Después de la desastrosa 'Prometheus', quizás una de las peores películas de ciencia ficción de los últimos tiempos, el director británico Ridley Scott nos trae 'The Martian' (incomprensiblemente traducida 'Misión rescate' al castellano), una recreación del Robinson Crusoe (1719) de Daniel Defoe en la época espacial, con sus rigores y esperanzas.

El tema del náufrago en la isla desierta o, en su defecto, en el reino de los Otros (como en el caso de 'Los viajes de Gulliver' de 1726, aunque en ésta Johnatan Swift tenía claras intensiones satíricas), es un relato inherente a las épocas de expansión imperialista, es decir, un imaginario de mundo que permite aún lo desconocido como una de sus fronteras, opuesto al mundo híper vigilado y panóptico de la contemporaneidad, en el que nada puede realmente perderse.

La exploración espacial, por tanto, le ha insuflado nueva vida: hay todo un universo por colonizar.

La historia de Mark Watney (Matt Damon), en ese sentido, botánico dado por muerto durante una misión norteamericana al planeta rojo y que deberá luego subsistir un año y medio nada más que con su ingenio y sus asombrosas dotes científicas y deductivas, se salta con una sonrisa los aspectos más sombríos del aislamiento y la soledad, que habrían dado tal vez para una exploración de mayor densidad psicológica, apostando en su lugar por la fascinación ante el fetiche tecnológico y el razonamiento científico, casi al estilo de la vieja serie de los ochentas, 'McGyver'.

Así, un compendio de frases y chistes 'cool' buscan hacernos más divertido el naufragio del científico en Marte, mientras se nos convence de que la razón y la ciencia es la fuerza que permitirá sobrevivir a la humanidad: un argumento asombrosamente demodé, neo positivista, que ignora o apenas insinúa los intríngulis económicos, políticos y organizacionales del quehacer científico y aspira devolver a NASA el brillo heroico que tuvo a mediados de siglo XX.

Algo cónsono con la banda sonora del filme, compuesta de música disco: la nostalgia norteamericana por la carrera espacial, por su época de mayor autoestima, con aparición estelar de la sonda Pathfinder de 1998. Nótese, sin embargo, el apretón de manos final con el que cierra esta película: un saludo a China como la superpotencia venidera, y un talismán contra el espíritu de la Guerra Fría.

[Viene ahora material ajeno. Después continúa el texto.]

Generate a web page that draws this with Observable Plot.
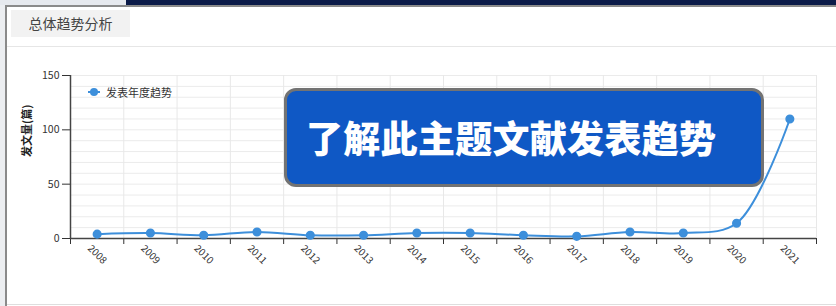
<!DOCTYPE html>
<html>
<head>
<meta charset="utf-8">
<script src="https://cdn.jsdelivr.net/npm/d3@7"></script>
<script src="https://cdn.jsdelivr.net/npm/@observablehq/plot@0.6"></script>
<style>
  html, body { margin: 0; padding: 0; background: #fff; width: 836px; height: 306px; overflow: hidden; font-family: "Noto Sans CJK SC", "Noto Sans", sans-serif; }
  .abs { position: absolute; }
  #chart { position: absolute; left: 0; top: 0; }
</style>
</head>
<body>
<div class="abs" style="left:0;top:0;width:126px;height:5px;background:#e6e9ee;"></div>
<div class="abs" style="left:126px;top:0;width:710px;height:5px;background:#0b1a48;"></div>
<div class="abs" style="left:0;top:5px;width:5px;height:301px;background:#eceef1;"></div>
<div class="abs" style="left:5px;top:5px;width:831px;height:2px;background:#8a8a8a;"></div>
<div class="abs" style="left:5px;top:5px;width:2px;height:301px;background:#8a8a8a;"></div>
<div class="abs" style="left:11px;top:10px;width:119px;height:27px;background:#f2f2f2;color:#444;font-size:14px;line-height:27px;text-align:center;">总体趋势分析</div>
<div class="abs" style="left:7px;top:46px;width:829px;height:1px;background:#e6e6e6;"></div>
<div class="abs" style="left:7px;top:304px;width:829px;height:1px;background:#dedede;"></div>
<div id="chart"></div>
<div class="abs" style="left:88px;top:86px;width:12px;height:12px;">
  <div class="abs" style="left:0;top:5px;width:12px;height:2px;background:#3d8fdb;"></div>
  <div class="abs" style="left:2px;top:2px;width:8px;height:8px;border-radius:50%;background:#3d8fdb;"></div>
</div>
<div class="abs" style="left:106px;top:84px;font-size:11px;color:#333;line-height:16px;">发表年度趋势</div>
<div class="abs" style="left:284px;top:88px;width:474px;height:93px;background:#0f58c5;border:3px solid #737373;border-radius:12px;"></div>
<div class="abs" style="left:306px;top:112px;font-size:37px;font-weight:900;color:#fff;line-height:50px;white-space:nowrap;letter-spacing:0.3px;">了解此主题文献发表趋势</div>
<script>
const years = [2008, 2009, 2010, 2011, 2012, 2013, 2014, 2015, 2016, 2017, 2018, 2019, 2020, 2021];
const counts = [4, 5, 3, 6, 3, 3, 5, 5, 3, 2, 6, 5, 14, 110];
const yTicks = [0, 50, 100, 150];
const yMinorGrid = d3.range(0, 151, 10);
const bandEdges = d3.range(2007.5, 2022, 1);

const data = years.map((y, i) => ({year: y, count: counts[i]}));
const blue = "#3d8fdb";

const chart = Plot.plot({
  width: 836,
  height: 306,
  marginLeft: 70,
  marginRight: 20,
  marginTop: 75,
  marginBottom: 68,
  style: {background: "transparent", fontFamily: "'Noto Sans CJK SC', 'Noto Sans', sans-serif", fontSize: "10.5px", color: "#333", overflow: "visible"},
  x: {domain: [2007.5, 2021.5], ticks: bandEdges, tickFormat: () => "", tickSize: 6, label: null},
  y: {domain: [0, 150], ticks: yTicks, tickSize: 8, tickPadding: 3, label: null},
  marks: [
    Plot.ruleY(yMinorGrid, {stroke: "#ebebeb", strokeWidth: 1}),
    Plot.ruleX(bandEdges, {y1: 0, y2: 150, stroke: "#e8e8e8", strokeWidth: 1}),
    Plot.ruleY([0], {stroke: "#444", strokeWidth: 1.5}),
    Plot.ruleX([2007.5], {y1: 0, y2: 150, stroke: "#444", strokeWidth: 1.5}),
    Plot.line(data, {x: "year", y: "count", stroke: blue, strokeWidth: 2, curve: "catmull-rom"}),
    Plot.dot(data, {x: "year", y: "count", r: 3.8, fill: blue, stroke: blue}),
    Plot.text(years, {x: d => d, y: () => 0, text: d => String(d), rotate: 45, dy: 16, fontSize: 10, fill: "#333"}),
    Plot.text(["发文量(篇)"], {frameAnchor: "left", rotate: -90, dx: -43, fontWeight: "bold", fontSize: 11, fill: "#222"})
  ]
});
document.getElementById("chart").appendChild(chart);
</script>
</body>
</html>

Las inflexiones de la trama en los personajes son casi inexistentes: planos, lineales, propensos a un heroísmo de historieta, como la tripulación del Hermes, por ejemplo, la nave de misión del protagonista, quienes alargan en más de un año su estancia en el espacio y arriesgan sus vidas, sus carreras y material espacial de NASA en un plan entusiasta por rescatar a su compañero, sin siquiera un instante de duda o de sentimientos encontrados.

Un espíritu épico y siempre sonriente, adolescentoide, casi de equipo de fútbol de secundaria, que al final se ofrece como lección a las generaciones venideras: lo importante es resolver un problema a la vez para salvar el pescuezo.